Soil compaction can adversely affect vegetable production by hindering your plant’s root growth and development.
Soil compaction occurs when soil particles are pressed together, reducing the space between them, and limiting the rate of water flow and drainage from the compacted layers. Compaction reduces the exchange of gases in the soil, decreasing aeration, and it also reduces the roots’ ability to penetrate into the compacted layers of soil.
Mark Hutton, Extension Vegetable Specialist at the University of Maine, provides insight on how you can discover what practices on your farm may be leading to compaction and how to get back on the path to improved soil health and plant vigor.
Minimizing Traffic in the Field
One of the primary practices that leads to soil compaction is traffic in the field, according to Hutton, whether it be from vehicles or feet.
“Vehicle traffic and foot traffic can eliminate the air pockets, or the spaces between soil particles, and that’s what holds the moisture and air plants need,” Hutton explains.
To solve this problem, many growers Hutton is working with are using permanent bed systems, which enable the wheels on their tractors to always be in the same spot.
“So we’ll have a heavily compacted area there, but the bed in which they’re growing the crop never has foot traffic or has vehicle traffic on it; we tend not to see compaction issues in that area other than what we might get from a plow pan,” he says.

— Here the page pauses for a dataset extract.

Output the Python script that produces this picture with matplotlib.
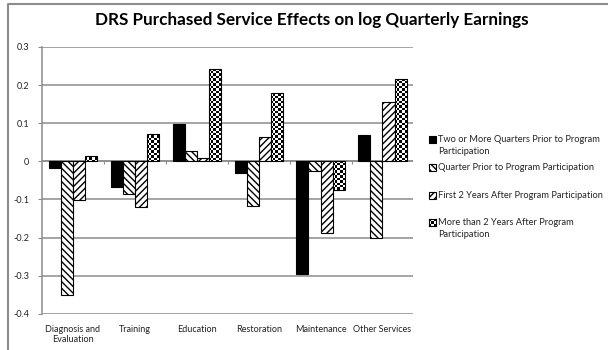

Hutton also has seen larger-scale growers using floating tires and generally minimizing the number of times they pass through the field to further reduce compaction.
Benefits of Reduced Tillage
Conventional tillage is one of the main production practices that leads to soil compaction, he explains.
“If you’re taking a rototiller through the field, for example, you always go to roughly the same depth. Whether that’s 6 inches or 12 inches, you’re loosening that soil profile, but below that you are packing the soil down and creating what we call a plow pan. The roots grow down to that plow pan and stop, hindering plant growth,” he says.
Furthermore, conventional tillage affects the soil structure negatively by breaking up the soil into finer and finer particles that eventually clump together again and become compacted.
As an alternative to rototilling, moldboard plowing, or other forms of conventional tillage, Hutton suggests using tools such as rippers, chisel plows, or employing deep-zone tillage to help minimize compaction.
“Deep-zone tillage units are essentially single shanks on a tool bar, and the spacing between them varies for different operations. The shank may go between 18 inches and 22 inches into the soil and it rips through the soil to break up the plow pan and fracture the soil to eliminate compaction,” he explains.
Behind the shank, there is typically a rolling basket that creates a seedbed growers can plant directly into.
Through this particular method, roots are able to find the fissures in the soil and grow through them, and water is able to penetrate deeper into the soil after heavy rainfall.
Because deep-zone tillage systems utilize approximately 40 horsepower equipment to pull each shank, some growers may not have the proper scale of equipment for the job.
“To help, we are looking at different intensities of tillage scaled for smaller growers who may not have large enough equipment. We are researching different combinations of intensities, depths, and frequencies of tillage,” he says.
Advantages of No-Till
Hutton says that no-till is the direction many growers are headed, and that row crops such as corn and soybeans are already being planted no-till.
“These growers will lightly disk up the field, drill the seed in, and use herbicides to manage the weeds. They will occasionally go through with a ripper to open up the channels through the field so water can infiltrate instead of running off,” he explains.
This technique is slowly being adopted for use in vegetable crops, Hutton says. Bare ground crops such as squash, pumpkin, sweet corn, and beans have been some of the first to utilize no-till practices.
Hutton also suggests using tillage radish as a way to break up plow pans, especially for those who may not be able to use deep-zone tillage.
“The tillage radishes form a very long taproot that goes down through the soil and can fracture and break down the plow pan. The radish forms a very dense canopy, it winter kills, and as the roots rot, they leave an inch to 2-inch diameter hole down through the soil.
In addition to helping reduce soil compaction, tillage radish also can help suppress weeds.
Make Sure Reduced Tillage or No-Till Is Right for You
Before deciding to implement reduced tillage, Hutton suggests asking yourself a few basic questions about your motivations.
“Growers need to develop a clear idea about their reasons for implementing reduced tillage or no-till. What are they hoping to achieve from it? How is it going to integrate with their choice and use of cover crops and cash crops?” he says.
While he explains that reduced tillage and no-till may not be for everybody, the reasons for this have more to do with grower temperament or level of management than anything else.
“It’s a different way to look at how you’re farming,” Hutton says. “One of the best things to do is to talk to other growers who are doing reduced tillage. Find out their reasons for doing it, see how it fits into their system, and think about how you can make those changes in your own operation. I don’t think these methods are harder or easier than anything else — they’re just different.”